A pair of giant pandas gifted by the central government to the Macao Special Administrative Region arrived in Macao in April. (Photo/Xinhua)
Worried about the low sex drive of giant pandas in zoos, scientists have tried many things to get them in the mood－including Viagra and "panda porn".
When all else failed, they've turned to artificial insemination to ensure the endangered black and white creatures have cubs.
On Tuesday, a study suggested the answer may be a lot simpler and, perhaps, more obvious: Let the pandas choose their own mates.
"Giant pandas paired with preferred partners have significantly higher copulation and birthrates," researchers said in the journal Nature Communications.
Generally, pandas in captivity are presented with a mate chosen by scientists based on the animals' genetic profiles. The goal is to minimize inbreeding and expand the DNA pool.
But the result is often frustrating, with the animals having to be coaxed through human intervention to show even the slightest sexual interest in whatever mate is paired with them.
A team from the United States and China ran a test at the China Conservation and Research Centre for the Giant Panda in Sichuan province to see if being allowed to choose their own partners might make a difference.
Male and female pandas were housed in enclosures with animals of the opposite sex on either side. They were allowed limited physical interaction with their neighbors through cage bars.
Scientists measured the animals' "mate preference behavior", which included different forms of playfulness and bond-forming, as well as sexual arousal.
Negative interactions could include signs of aggression or a mere lack of interest.
The animals were then introduced to each other for mating－with both preferred and non-preferred partners.
"The highest reproductive performance was seen when both males and females showed mutual preference," the researchers found.
The results should come as no big surprise. Ever since Charles Darwin published his theory of sexual selection in 1859, scientists have understood that mate selection is key to animal reproduction.
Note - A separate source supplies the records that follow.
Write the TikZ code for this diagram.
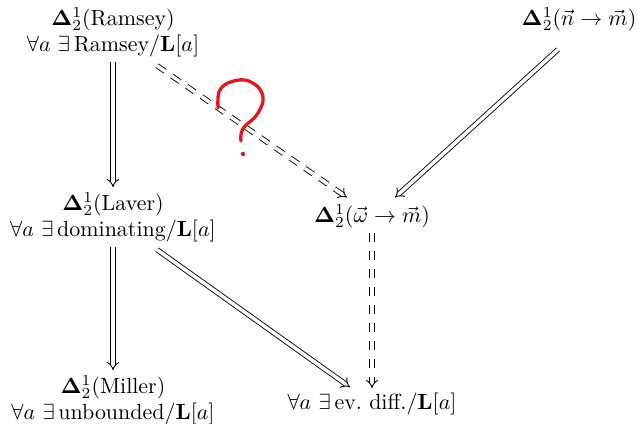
\documentclass[tikz,border=0pt]{standalone}
\usepackage{amsmath}
\usepackage{amssymb}
\usepackage{xcolor}
\usepackage{tikz}
\usetikzlibrary{arrows.meta,calc}
\definecolor{qred}{RGB}{228,24,28}
\tikzset{
  stmt/.style={align=center, inner sep=2pt},
  imp/.style={double, double distance=1.6pt, line width=0.4pt, -{Implies}},
  dashimp/.style={imp, dash pattern=on 4.5pt off 3.7pt},
  qmark/.style={draw=qred, line width=1.5pt, line cap=round, line join=round},
}

\begin{document}
\begin{tikzpicture}[x=0.016cm, y=-0.016cm]
  \useasboundingbox (0,0) rectangle (637,423);
  \node[stmt] (ramsey) at (113,32) {$\mathbf{\Delta}^1_2$(Ramsey)\\$\forall a\ \exists\,$Ramsey$/\mathbf{L}[a]$};
  \node[stmt] (laver) at (113,217) {$\mathbf{\Delta}^1_2$(Laver)\\$\forall a\ \exists\,$dominating$/\mathbf{L}[a]$};
  \node[stmt] (miller) at (113,400) {$\mathbf{\Delta}^1_2$(Miller)\\$\forall a\ \exists\,$unbounded$/\mathbf{L}[a]$};
  \node[stmt] (nm) at (579,19) {$\mathbf{\Delta}^1_2(\vec{n}\to\vec{m})$};
  \node[stmt] (omega) at (372,216) {$\mathbf{\Delta}^1_2(\vec{\omega}\to\vec{m})$};
  \node[stmt] (evdiff) at (372,404) {$\forall a\ \exists\,$ev.\ diff.$/\mathbf{L}[a]$};

  \draw[imp] (ramsey) -- (laver);
  \draw[imp] (laver) -- (miller);
  \draw[dashimp] ($(ramsey.south)+(44,4)$) -- ($(omega.north)+(-25,-2)$);
  \draw[imp] ($(nm.south)+(-21,14)$) -- ($(omega.north)+(23,-2)$);
  \draw[dashimp] (omega) -- (evdiff);
  \draw[imp] ($(laver.south)+(44,3)$) -- ($(evdiff.north)+(-22,-1)$);

  % the red question mark
  \draw[qmark] plot[smooth, tension=0.6] coordinates {(218,108) (219,92) (228,83) (245,80) (259,88) (263,101) (256,116) (245,126) (241,134) (241,141)};
  \fill[qred] (243,154) circle (2.2);
\end{tikzpicture}
\end{document}
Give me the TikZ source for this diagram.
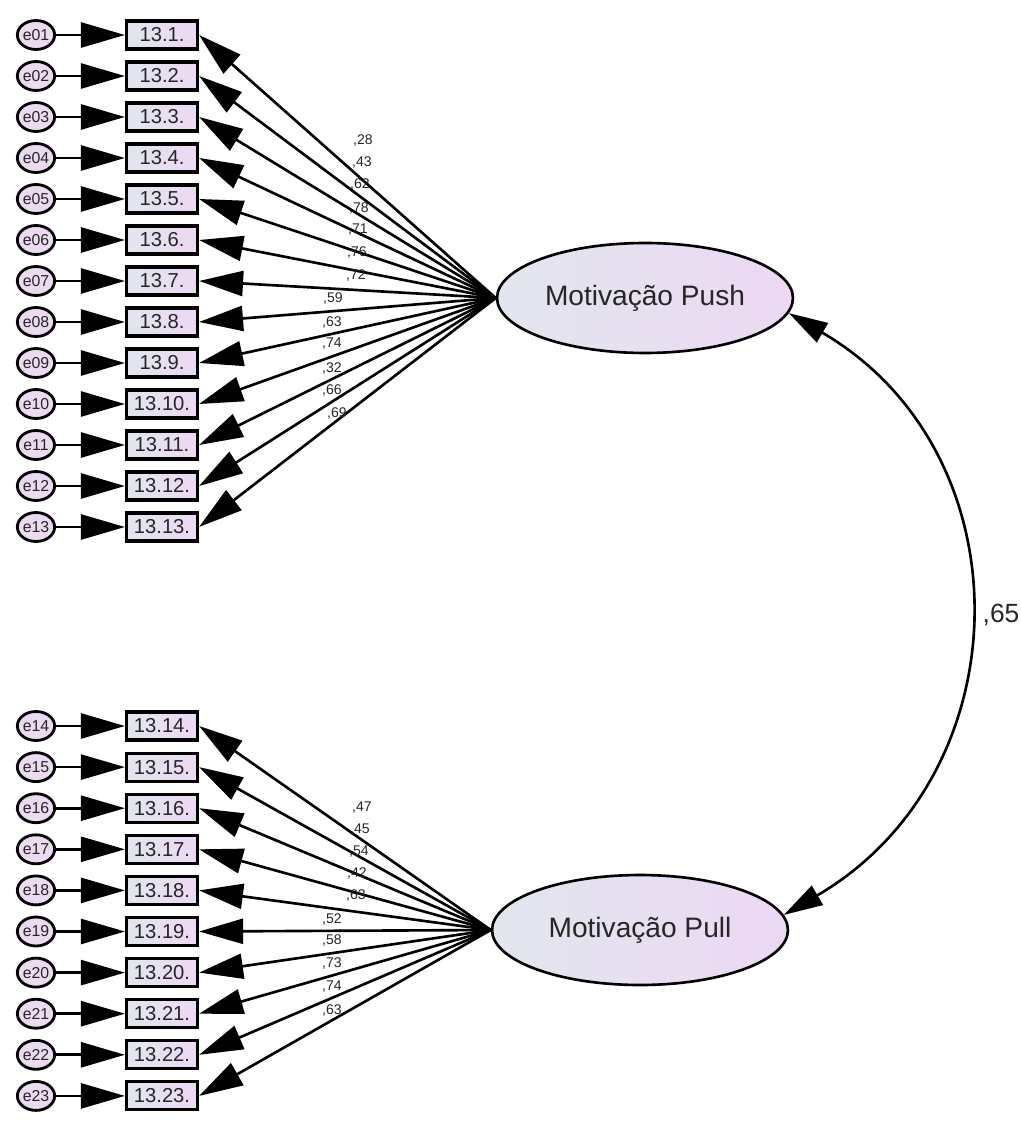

"Mate incompatibility can impede captive breeding programs by reducing reproductive rates," the study authors wrote. "It is therefore surprising that mate preferences have not figured more prominently in captive breeding programs."
"The future of conservation breeding will not take place in a test tube," they wrote.
Conservation group WWF estimates there are only about 1,600 pandas left in the wild in south-central China.